■ To be done ■
Your task is to copy every line of this material exactly.

■ Data shown ■
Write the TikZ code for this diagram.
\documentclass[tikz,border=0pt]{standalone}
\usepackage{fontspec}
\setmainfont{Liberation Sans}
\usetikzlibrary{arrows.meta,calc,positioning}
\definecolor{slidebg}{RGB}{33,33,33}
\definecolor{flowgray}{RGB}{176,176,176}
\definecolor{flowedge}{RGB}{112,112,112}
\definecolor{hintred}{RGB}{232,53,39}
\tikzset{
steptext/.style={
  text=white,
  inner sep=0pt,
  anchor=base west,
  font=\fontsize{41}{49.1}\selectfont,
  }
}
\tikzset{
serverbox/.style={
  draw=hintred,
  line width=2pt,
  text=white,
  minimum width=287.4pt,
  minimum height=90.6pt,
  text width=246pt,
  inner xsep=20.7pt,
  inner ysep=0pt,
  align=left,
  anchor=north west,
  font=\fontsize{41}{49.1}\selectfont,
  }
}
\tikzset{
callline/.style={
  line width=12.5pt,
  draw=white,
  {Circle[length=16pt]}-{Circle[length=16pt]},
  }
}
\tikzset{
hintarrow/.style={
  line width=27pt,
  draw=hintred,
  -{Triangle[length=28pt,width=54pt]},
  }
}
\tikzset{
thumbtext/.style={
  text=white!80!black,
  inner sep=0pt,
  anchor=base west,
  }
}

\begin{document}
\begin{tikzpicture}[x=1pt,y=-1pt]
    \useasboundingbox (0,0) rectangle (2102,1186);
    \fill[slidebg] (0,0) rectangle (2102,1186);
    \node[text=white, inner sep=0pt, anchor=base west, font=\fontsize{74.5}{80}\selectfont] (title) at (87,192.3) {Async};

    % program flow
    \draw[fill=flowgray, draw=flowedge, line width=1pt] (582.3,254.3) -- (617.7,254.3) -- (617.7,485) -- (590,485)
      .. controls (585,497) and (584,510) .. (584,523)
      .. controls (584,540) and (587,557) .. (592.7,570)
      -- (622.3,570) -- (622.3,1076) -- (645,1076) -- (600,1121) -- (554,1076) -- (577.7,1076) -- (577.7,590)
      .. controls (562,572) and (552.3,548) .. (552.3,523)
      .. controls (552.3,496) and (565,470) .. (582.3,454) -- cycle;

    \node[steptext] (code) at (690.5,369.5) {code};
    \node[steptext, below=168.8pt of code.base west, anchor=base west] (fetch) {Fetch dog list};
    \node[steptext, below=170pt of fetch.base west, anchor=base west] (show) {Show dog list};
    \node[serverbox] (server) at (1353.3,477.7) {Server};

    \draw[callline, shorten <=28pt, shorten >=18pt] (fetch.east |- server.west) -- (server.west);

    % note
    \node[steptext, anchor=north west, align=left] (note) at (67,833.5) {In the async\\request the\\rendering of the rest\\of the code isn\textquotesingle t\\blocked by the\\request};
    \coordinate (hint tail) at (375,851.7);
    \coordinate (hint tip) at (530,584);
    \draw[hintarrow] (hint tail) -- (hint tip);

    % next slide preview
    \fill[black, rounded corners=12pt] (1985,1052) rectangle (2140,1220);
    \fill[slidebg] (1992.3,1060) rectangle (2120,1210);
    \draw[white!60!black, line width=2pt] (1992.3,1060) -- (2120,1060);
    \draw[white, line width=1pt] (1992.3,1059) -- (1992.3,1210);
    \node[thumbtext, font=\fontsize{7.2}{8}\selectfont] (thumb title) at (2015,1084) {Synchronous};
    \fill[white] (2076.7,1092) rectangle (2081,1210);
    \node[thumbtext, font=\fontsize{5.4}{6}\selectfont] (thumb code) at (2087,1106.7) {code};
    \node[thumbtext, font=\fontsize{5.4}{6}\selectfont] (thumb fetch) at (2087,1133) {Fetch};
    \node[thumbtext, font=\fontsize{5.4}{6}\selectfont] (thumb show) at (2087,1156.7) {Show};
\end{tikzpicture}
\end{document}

■ Exercise answer ■
Write the TikZ code for this diagram.
\documentclass[tikz,border=0pt]{standalone}
\usepackage{fontspec}
\setmainfont{Liberation Sans}
\usetikzlibrary{arrows.meta,calc,positioning}
\definecolor{slidebg}{RGB}{33,33,33}
\definecolor{flowgray}{RGB}{176,176,176}
\definecolor{flowedge}{RGB}{112,112,112}
\definecolor{hintred}{RGB}{232,53,39}
\tikzset{
steptext/.style={
  text=white,
  inner sep=0pt,
  anchor=base west,
  font=\fontsize{41}{49.1}\selectfont,
  }
}
\tikzset{
serverbox/.style={
  draw=hintred,
  line width=2pt,
  text=white,
  minimum width=287.4pt,
  minimum height=90.6pt,
  text width=246pt,
  inner xsep=20.7pt,
  inner ysep=0pt,
  align=left,
  anchor=north west,
  font=\fontsize{41}{49.1}\selectfont,
  }
}
\tikzset{
callline/.style={
  line width=12.5pt,
  draw=white,
  {Circle[length=16pt]}-{Circle[length=16pt]},
  }
}
\tikzset{
hintarrow/.style={
  line width=27pt,
  draw=hintred,
  -{Triangle[length=28pt,width=54pt]},
  }
}
\tikzset{
thumbtext/.style={
  text=white!80!black,
  inner sep=0pt,
  anchor=base west,
  }
}

\begin{document}
\begin{tikzpicture}[x=1pt,y=-1pt]
    \useasboundingbox (0,0) rectangle (2102,1186);
    \fill[slidebg] (0,0) rectangle (2102,1186);
    \node[text=white, inner sep=0pt, anchor=base west, font=\fontsize{74.5}{80}\selectfont] (title) at (87,192.3) {Async};

    % program flow
    \draw[fill=flowgray, draw=flowedge, line width=1pt] (582.3,254.3) -- (617.7,254.3) -- (617.7,485) -- (590,485)
      .. controls (585,497) and (584,510) .. (584,523)
      .. controls (584,540) and (587,557) .. (592.7,570)
      -- (622.3,570) -- (622.3,1076) -- (645,1076) -- (600,1121) -- (554,1076) -- (577.7,1076) -- (577.7,590)
      .. controls (562,572) and (552.3,548) .. (552.3,523)
      .. controls (552.3,496) and (565,470) .. (582.3,454) -- cycle;

    \node[steptext] (code) at (690.5,369.5) {code};
    \node[steptext, below=168.8pt of code.base west, anchor=base west] (fetch) {Fetch dog list};
    \node[steptext, below=170pt of fetch.base west, anchor=base west] (show) {Show dog list};
    \node[serverbox] (server) at (1353.3,477.7) {Server};

    \draw[callline, shorten <=28pt, shorten >=18pt] (fetch.east |- server.west) -- (server.west);

    % note
    \node[steptext, anchor=north west, align=left] (note) at (67,833.5) {In the async\\request the\\rendering of the rest\\of the code isn\textquotesingle t\\blocked by the\\request};
    \coordinate (hint tail) at (375,851.7);
    \coordinate (hint tip) at (530,584);
    \draw[hintarrow] (hint tail) -- (hint tip);

    % next slide preview
    \fill[black, rounded corners=12pt] (1985,1052) rectangle (2140,1220);
    \fill[slidebg] (1992.3,1060) rectangle (2120,1210);
    \draw[white!60!black, line width=2pt] (1992.3,1060) -- (2120,1060);
    \draw[white, line width=1pt] (1992.3,1059) -- (1992.3,1210);
    \node[thumbtext, font=\fontsize{7.2}{8}\selectfont] (thumb title) at (2015,1084) {Synchronous};
    \fill[white] (2076.7,1092) rectangle (2081,1210);
    \node[thumbtext, font=\fontsize{5.4}{6}\selectfont] (thumb code) at (2087,1106.7) {code};
    \node[thumbtext, font=\fontsize{5.4}{6}\selectfont] (thumb fetch) at (2087,1133) {Fetch};
    \node[thumbtext, font=\fontsize{5.4}{6}\selectfont] (thumb show) at (2087,1156.7) {Show};
\end{tikzpicture}
\end{document}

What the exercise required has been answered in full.